# 2003 Audi A6 Avant - Quattro - V6 3.0 - Buying Advise Used..



## mnm2008 (Jan 23, 2008)

I came across a 50K Mile Driven 2003 Audi A6 Avant - Quattro - V6 3.0; Looks nice with a few accessories that are weak and seem to be broken, other than that the car is in perfect shape (for a 9 Year Old)

Iam ok with the Maintenance Required and the costs associated, but how is the general reliability with this specific engine/platform. Also Fueleconomy.gov does not have good mileage .. May be 16/17MPG.

What should i be looking forward on the V6 3.0 Quattro (Or i am better off not looking at it)?


----------



## mnm2008 (Jan 23, 2008)

Anyone? Bump?


----------



## eTh1nk (Aug 10, 2004)

*My experience with a 2004 A6 Avant 3.0 Quattro*

I am the original owner of this car. I took delivery on June 24, 2004. Service for this car was covered by Audi for the first 4years / 50,000 miles. At 4 years and 48, 000, I purchased an extended warranty from Audi for another 4 years / 50,000 miles. For the past three years I have used a local "indy" shop http://www.cartalk.com/ct/mechx/shop.jsp?id=25411 to care for my car.

*Between 50,000 and 80,000 miles, the car has required the following service:*

Regular Maintenance:


Oil Change every 7,000 miles (Mobil 1 synthetic oil)
Techron Fuel Injector cleaners every 7,000 miles
Rear Brakes
Automatic Transmission Flush and Filter
New Tires
Alignment and "Road Force" Balance ever year
Replacement wiper blades
Replaced 1 rear light bulb


Repair Service:


Replacement lighting switch (warranty item)
Replacement Headlight washer pump (warranty item)
Replacement brake switch (warranty item)
Replaced 1 CV joint boot



*In the next 5,000 miles I expect to do the following service items:*


Timing Belt Service
Water Pump Replacement
Front Brakes
Valve cover gaskets
Battery


*When I purchased my Audi, I was aware that ownership required maintenance.

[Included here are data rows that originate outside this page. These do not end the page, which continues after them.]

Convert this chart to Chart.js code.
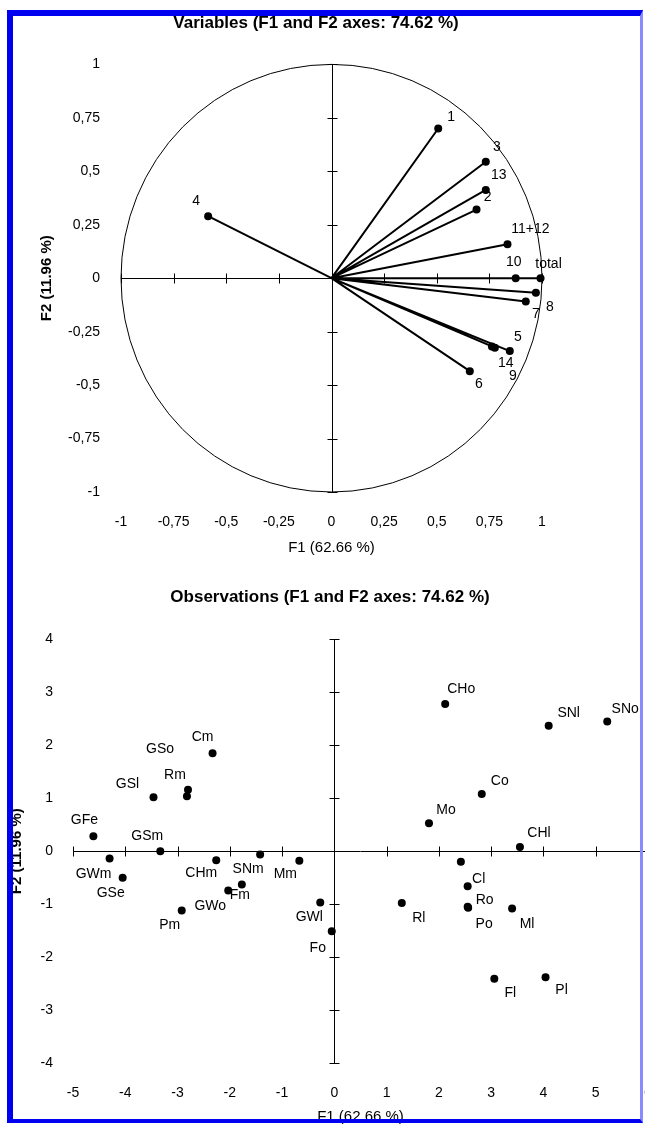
<!DOCTYPE html>
<html>
<head>
<meta charset="utf-8">
<script src="https://cdn.jsdelivr.net/npm/chart.js@4.4.0/dist/chart.umd.min.js"></script>
<style>
html, body { margin: 0; padding: 0; background: #fff; width: 645px; height: 1126px; overflow: hidden; }
#topBox { position: absolute; left: 0; top: 0; width: 632px; height: 570px; }
#bottomBox { position: absolute; left: 0; top: 570px; width: 660px; height: 556px; }
#frame {
    position: absolute; left: 7px; top: 10px; width: 636px; height: 1113px; box-sizing: border-box;
    border-left: 6px solid #0000f0; border-top: 6px solid #0000f0;
    border-right: 3px solid #8a8aff; border-bottom: 4px solid #0000f0;
    pointer-events: none;
}
</style>
</head>
<body>
<div id="topBox"><canvas id="topChart" width="632" height="570"></canvas></div>
<div id="bottomBox"><canvas id="bottomChart" width="660" height="556"></canvas></div>
<div id="frame"></div>
<script>
// variables (correlation circle)
const varNames = ['1', '2', '3', '4', '5', '6', '7', '8', '9', '10', '11+12', '13', '14', 'total'];
const varF1 = [0.507, 0.689, 0.733, -0.586, 0.847, 0.657, 0.923, 0.971, 0.762, 0.875, 0.836, 0.733, 0.776, 0.993];
const varF2 = [0.700, 0.321, 0.545, 0.290, -0.341, -0.435, -0.109, -0.068, -0.319, 0.000, 0.159, 0.413, -0.325, 0.000];
const corrTicks = [-1, -0.75, -0.5, -0.25, 0, 0.25, 0.5, 0.75, 1];

// observations
const obsNames = ['CHo', 'SNl', 'SNo', 'Co', 'Mo', 'CHl', '', 'Cl', 'Ro', 'Po', 'Rl', 'Ml', 'Fl', 'Pl', 'Fo',
    'GWl', 'Mm', 'SNm', 'CHm', 'Fm', 'GWo', 'Pm', 'GSe', 'GWm', 'GFe', 'GSm', 'GSl', 'Rm', 'GSo', 'Cm'];
const obsF1 = [2.12, 4.10, 5.22, 2.82, 1.81, 3.55, 2.42, 2.55, 2.55, 2.56, 1.29, 3.40, 3.06, 4.04, -0.05,
    -0.27, -0.67, -1.42, -2.26, -1.77, -2.03, -2.92, -4.05, -4.30, -4.61, -3.33, -3.46, -2.82, -2.80, -2.33];
const obsF2 = [2.78, 2.37, 2.45, 1.08, 0.53, 0.08, -0.20, -0.66, -1.05, -1.07, -0.98, -1.08, -2.41, -2.38, -1.51,
    -0.97, -0.18, -0.06, -0.17, -0.63, -0.74, -1.12, -0.50, -0.14, 0.28, 0.00, 1.02, 1.04, 1.16, 1.85];
const obsXTicks = [-5, -4, -3, -2, -1, 0, 1, 2, 3, 4, 5, 6];
const obsYTicks = [-4, -3, -2, -1, 0, 1, 2, 3, 4];

// label placement (pixel offset of label centre from its point)
const varLabelPos = {
    '1': [13, -11], '2': [11, -12], '3': [11, -15], '4': [-12, -15], '5': [8, -14], '6': [9, 13],
    '7': [10, 13], '8': [14, 14], '9': [21, 30], '10': [-2, -16], '11+12': [23, -15], '13': [13, -15],
    '14': [11, 15], 'total': [8, -14]
};
const obsLabelPos = {
    CHo: [16, -15], SNl: [20, -13], SNo: [18, -12], Co: [18, -13], Mo: [17, -13], CHl: [19, -14],
    Cl: [11, -7], Ro: [17, -7], Po: [16, 16], Rl: [17, 15], Ml: [15, 16], Fl: [16, 14], Pl: [16, 13],
    Fo: [-14, 17], GWl: [-11, 15], Mm: [-14, 13], SNm: [-12, 15], CHm: [-15, 13], Fm: [-2, 11],
    GWo: [-18, 16], Pm: [-12, 15], GSe: [-12, 15], GWm: [-16, 16], GFe: [-9, -16], GSm: [-13, -15],
    GSl: [-26, -13], Rm: [-12, -21], GSo: [-28, -41], Cm: [-10, -16]
};

const FONT = '"Liberation Sans", Arial, sans-serif';
Chart.defaults.font.family = FONT;
Chart.defaults.color = '#000';

const fmt = v => String(v).replace('.', ',');

const crossAxes = {
    id: 'crossAxes',
    beforeDatasetsDraw(chart, args, opts) {
        const {ctx, scales: {x, y}} = chart;
        const x0 = Math.round(x.getPixelForValue(0)) + 0.5;
        const y0 = Math.round(y.getPixelForValue(0)) + 0.5;
        ctx.save();
        ctx.strokeStyle = '#000';
        ctx.lineWidth = 1;
        ctx.beginPath();
        ctx.moveTo(x.getPixelForValue(x.min), y0);
        ctx.lineTo(x.getPixelForValue(x.max), y0);
        ctx.moveTo(x0, y.getPixelForValue(y.max));
        ctx.lineTo(x0, y.getPixelForValue(y.min));
        x.ticks.forEach(t => {
            const px = Math.round(x.getPixelForValue(t.value)) + 0.5;
            ctx.moveTo(px, y0 - 5); ctx.lineTo(px, y0 + 5);
        });
        y.ticks.forEach(t => {
            const py = Math.round(y.getPixelForValue(t.value)) + 0.5;
            ctx.moveTo(x0 - 5, py); ctx.lineTo(x0 + 5, py);
        });
        ctx.stroke();
        if (opts.circle) {
            const rx = x.getPixelForValue(1) - x.getPixelForValue(0);
            const ry = y.getPixelForValue(0) - y.getPixelForValue(1);
            ctx.beginPath();
            ctx.ellipse(x.getPixelForValue(0), y.getPixelForValue(0), rx, ry, 0, 0, Math.PI * 2);
            ctx.stroke();
        }
        if (opts.vectors) {
            const meta = chart.getDatasetMeta(0);
            ctx.lineWidth = 2;
            ctx.beginPath();
            meta.data.forEach(p => {
                ctx.moveTo(x.getPixelForValue(0), y.getPixelForValue(0));
                ctx.lineTo(p.x, p.y);
            });
            ctx.stroke();
        }
        ctx.restore();
    },
    afterDatasetsDraw(chart, args, opts) {
        const {ctx} = chart;
        const meta = chart.getDatasetMeta(0);
        ctx.save();
        ctx.fillStyle = '#000';
        ctx.font = '14px ' + FONT;
        ctx.textAlign = 'center';
        ctx.textBaseline = 'middle';
        meta.data.forEach((p, i) => {
            const name = opts.names[i];
            if (!name) return;
            const off = opts.pos[name] || [10, -12];
            ctx.fillText(name, p.x + off[0], p.y + off[1]);
        });
        ctx.restore();
    }
};

function makeChart(id, cfg) {
    return new Chart(document.getElementById(id), {
        type: 'scatter',
        data: {
            datasets: [{
                data: cfg.xs.map((v, i) => ({x: v, y: cfg.ys[i]})),
                pointRadius: 4,
                pointBackgroundColor: '#000',
                pointBorderColor: '#000',
                pointBorderWidth: 0,
                clip: false
            }]
        },
        options: {
            responsive: false,
            animation: false,
            layout: {padding: 0},
            plugins: {
                legend: {display: false},
                tooltip: {enabled: false},
                title: {
                    display: true,
                    text: cfg.title,
                    font: {size: 17, weight: 'bold'},
                    padding: cfg.titlePad
                },
                crossAxes: {circle: cfg.circle, vectors: cfg.vectors, names: cfg.names, pos: cfg.pos}
            },
            scales: {
                x: {
                    type: 'linear', position: 'bottom', min: cfg.xMin, max: cfg.xMax,
                    afterBuildTicks: s => { s.ticks = cfg.xTicks.map(v => ({value: v})); },
                    afterFit: s => { s.height = cfg.xHeight; s.paddingLeft = 0; s.paddingRight = 0; },
                    grid: {display: false, drawTicks: false},
                    border: {display: false},
                    ticks: {font: {size: 14}, padding: cfg.xTickPad, callback: fmt, autoSkip: false, maxRotation: 0},
                    title: {display: true, text: 'F1 (62.66 %)', font: {size: 15}, padding: {top: 0, bottom: cfg.xTitleBottom}}
                },
                y: {
                    type: 'linear', position: 'left', min: cfg.yMin, max: cfg.yMax,
                    afterBuildTicks: s => { s.ticks = cfg.yTicks.map(v => ({value: v})); },
                    afterFit: s => { s.width = cfg.yWidth; },
                    grid: {display: false, drawTicks: false},
                    border: {display: false},
                    ticks: {font: {size: 14}, padding: cfg.yTickPad, callback: fmt, autoSkip: false},
                    title: {display: true, text: 'F2 (11.96 %)', font: {size: 15, weight: 'bold'}, padding: {top: cfg.yTitleLeft, bottom: 0}}
                },
                pad: {
                    type: 'linear', position: 'right', display: true,
                    grid: {display: false, drawTicks: false}, border: {display: false}, ticks: {display: false},
                    afterFit: s => { s.width = cfg.rightPad; }
                }
            }
        },
        plugins: [crossAxes]
    });
}

makeChart('topChart', {
    xs: varF1, ys: varF2, names: varNames, pos: varLabelPos,
    title: 'Variables (F1 and F2 axes: 74.62 %)', titlePad: {top: 13, bottom: 31},
    xMin: -1, xMax: 1, yMin: -1, yMax: 1, xTicks: corrTicks, yTicks: corrTicks,
    xHeight: 78, xTickPad: 22, xTitleBottom: 13,
    yWidth: 121, yTickPad: 21, yTitleLeft: 38, rightPad: 90,
    circle: true, vectors: true
});

makeChart('bottomChart', {
    xs: obsF1, ys: obsF2, names: obsNames, pos: obsLabelPos,
    title: 'Observations (F1 and F2 axes: 74.62 %)', titlePad: {top: 17, bottom: 32},
    xMin: -5, xMax: 6, yMin: -4, yMax: 4, xTicks: obsXTicks, yTicks: obsYTicks,
    xHeight: 63, xTickPad: 22, xTitleBottom: 0,
    yWidth: 73, yTickPad: 20, yTitleLeft: 8, rightPad: 12,
    circle: false, vectors: false
});
</script>
</body>
</html>
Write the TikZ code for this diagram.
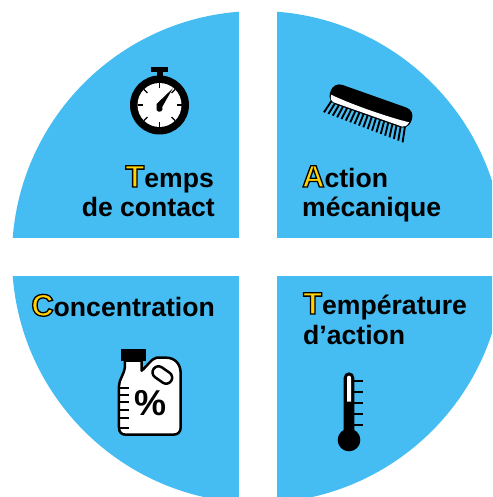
\documentclass[tikz,border=0pt]{standalone}
\usepackage{fontspec}
\usetikzlibrary{calc}
\setmainfont{Liberation Sans}[BoldFont={Liberation Sans Bold}]
\definecolor{quad}{HTML}{45BDF2}
\newcommand{\capl}[1]{{\fontsize{31}{31}\selectfont\special{pdf:code q 2 Tr 1.3 w 1 0.824 0 rg 0 0 0 RG}#1\special{pdf:code Q}}}
\tikzset{
  sector/.style={fill=quad,draw=none},
  lab/.style={inner sep=0pt,font=\fontsize{26.6}{26.6}\selectfont\bfseries,text=black},
  tick/.style={draw=black,line width=1.7pt},
  fat/.style={draw=black,line width=2.5pt,line join=round}
}
\begin{document}
\begin{tikzpicture}[x=1pt,y=-1pt]
\useasboundingbox (0,0) rectangle (492,497);
\fill[white] (0,0) rectangle (492,497);
\begin{scope}
\clip (0,0) rectangle (492,497);
\clip (258,257) circle[radius=246];
\fill[sector] (0,0) rectangle (239,238);
\fill[sector] (277,0) rectangle (520,238);
\fill[sector] (0,276) rectangle (239,520);
\fill[sector] (277,276) rectangle (520,520);
\end{scope}
% stopwatch
\fill[black] (151,67) rectangle (168,72);
\fill[black] (157,71) rectangle (163,80);
\fill[black] (159.5,105) circle[radius=29.5];
\fill[white] (159.5,105) circle[radius=22];
\foreach \a in {0,45,...,315}
  \draw[black,line width=1.3pt] ($(159.5,105)+(\a:22)$) -- ($(159.5,105)+(\a:17)$);
\fill[black] (172.7,88.5) -- (162.2,107) arc[start angle=-30,end angle=210,radius=3.2] -- (156.5,104) -- cycle;
% brush
\begin{scope}[shift={(290,70)},x=0.3333pt,y=-0.3333pt]
\foreach \i in {0,...,18}{
  \pgfmathsetmacro{\bx}{125+\i*12.2}
  \pgfmathsetmacro{\by}{92+\i*4.4}
  \pgfmathsetmacro{\ex}{102+\i*13.1}
  \pgfmathsetmacro{\ey}{127+\i*5.0}
  \draw[black,line width=1.9pt] (\bx,\by) -- (\ex,\ey);
}
\fill[black,rotate around={-19.5:(243,108)},rounded corners=9pt] (114,77) -- (372,77) -- (372,139) -- (114,139) -- cycle;
\fill[white,rotate around={-19.5:(243,108)}] (119,116) .. controls (180,123) and (300,123) .. (367,116) .. controls (365,128) and (360,134) .. (352,135) -- (132,135) .. controls (124,134) and (121,128) .. (119,116) -- cycle;
\end{scope}
% jug
\begin{scope}[shift={(90,340)},x=0.3333pt,y=-0.3333pt]
\draw[fat,fill=white] (105,62) -- (105,80) .. controls (102,105) and (87,118) .. (87,138) -- (87,262) .. controls (87,278) and (95,284) .. (108,284) -- (250,284) .. controls (265,284) and (272,275) .. (272,262) -- (272,100) .. controls (272,72) and (255,53) .. (228,53) -- (200,53) .. controls (185,55) and (170,80) .. (155,92) -- (155,62) -- cycle;
\fill[black] (93,28) rectangle (167,62);
\draw[fat,rotate around={-35:(217,105)},rounded corners=6pt] (185,87) rectangle (249,123);
\foreach \yy in {143,165,187,210,235,265}
  \draw[tick] (90,\yy) -- (116,\yy);
\node[inner sep=0pt,font=\fontsize{36}{36}\selectfont\bfseries] (pct) at (181,188) {\%};
\end{scope}
% thermometer
\begin{scope}[shift={(295,285)},x=0.3333pt,y=-0.3333pt]
\foreach \yy in {287,320,353,386,419}
  \draw[black,line width=2pt] (175,\yy) -- (203,\yy);
\fill[black] (146,440) -- (146,278) arc[start angle=180,end angle=0,x radius=16,y radius=-16] -- (178,440) -- cycle;
\fill[black] (162,465) circle[x radius=34,y radius=-34];
\fill[white] (156,350) -- (156,278) arc[start angle=180,end angle=0,x radius=6,y radius=-6] -- (168,350) -- cycle;
\end{scope}
% labels
\node[lab,anchor=base east] (t1) at (214,187) {\capl{T}emps};
\node[lab,anchor=base east] (t2) at (215,216) {de contact};
\node[lab,anchor=base west] (a1) at (302,187) {\capl{A}ction};
\node[lab,anchor=base west] (a2) at (302,216) {mécanique};
\node[lab,anchor=base east] (c1) at (215,316) {\capl{C}oncentration};
\node[lab,anchor=base west] (p1) at (303,314) {\capl{T}empérature};
\node[lab,anchor=base west] (p2) at (303,344) {d’action};
\end{tikzpicture}
\end{document}
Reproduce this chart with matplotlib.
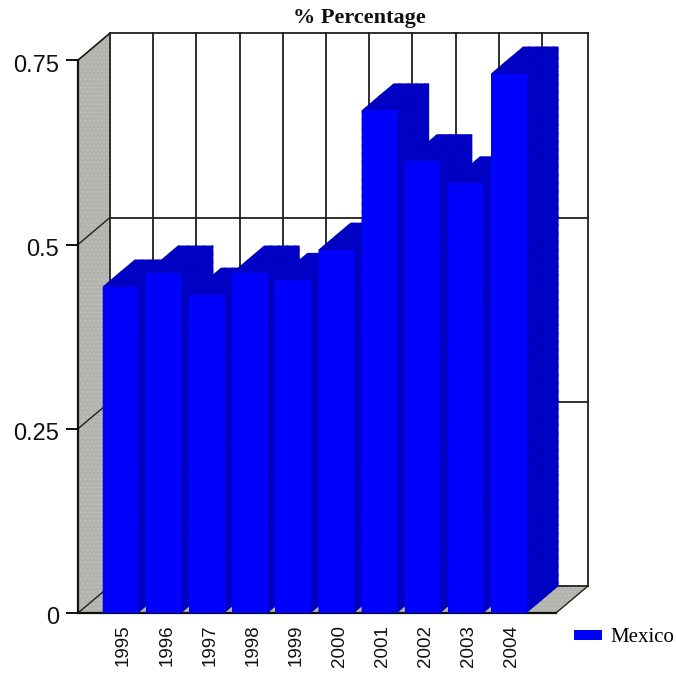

I am very pleased with my mechanic and I am glad that I have the Audi extended warranty.* 

My around town mileage is ~18 mpg; my highway mileage is between 23-24 mpg. I run the car on 87 octane fuel.

My wife owns a 2002 Audi A4 3.0 Quattro with 6-speed manual transmission. She has had a similar ownership experience based on a similar maintenance program. Her car still has the original clutch. :thumbup:

I hope this information was helpful.


----------



## AJP2565 (Aug 17, 2011)

*You use 87 octane without an issue?*

So you use 87 octane with no ill effects on your 2003 A6? We bought a used A6 wagon and had to put some money into it, because the people before us didn't do the maintenance on it. We love the car.


----------



## Paulstephenson (Aug 17, 2011)

just bought one of these 2 weeks ago, love it


----------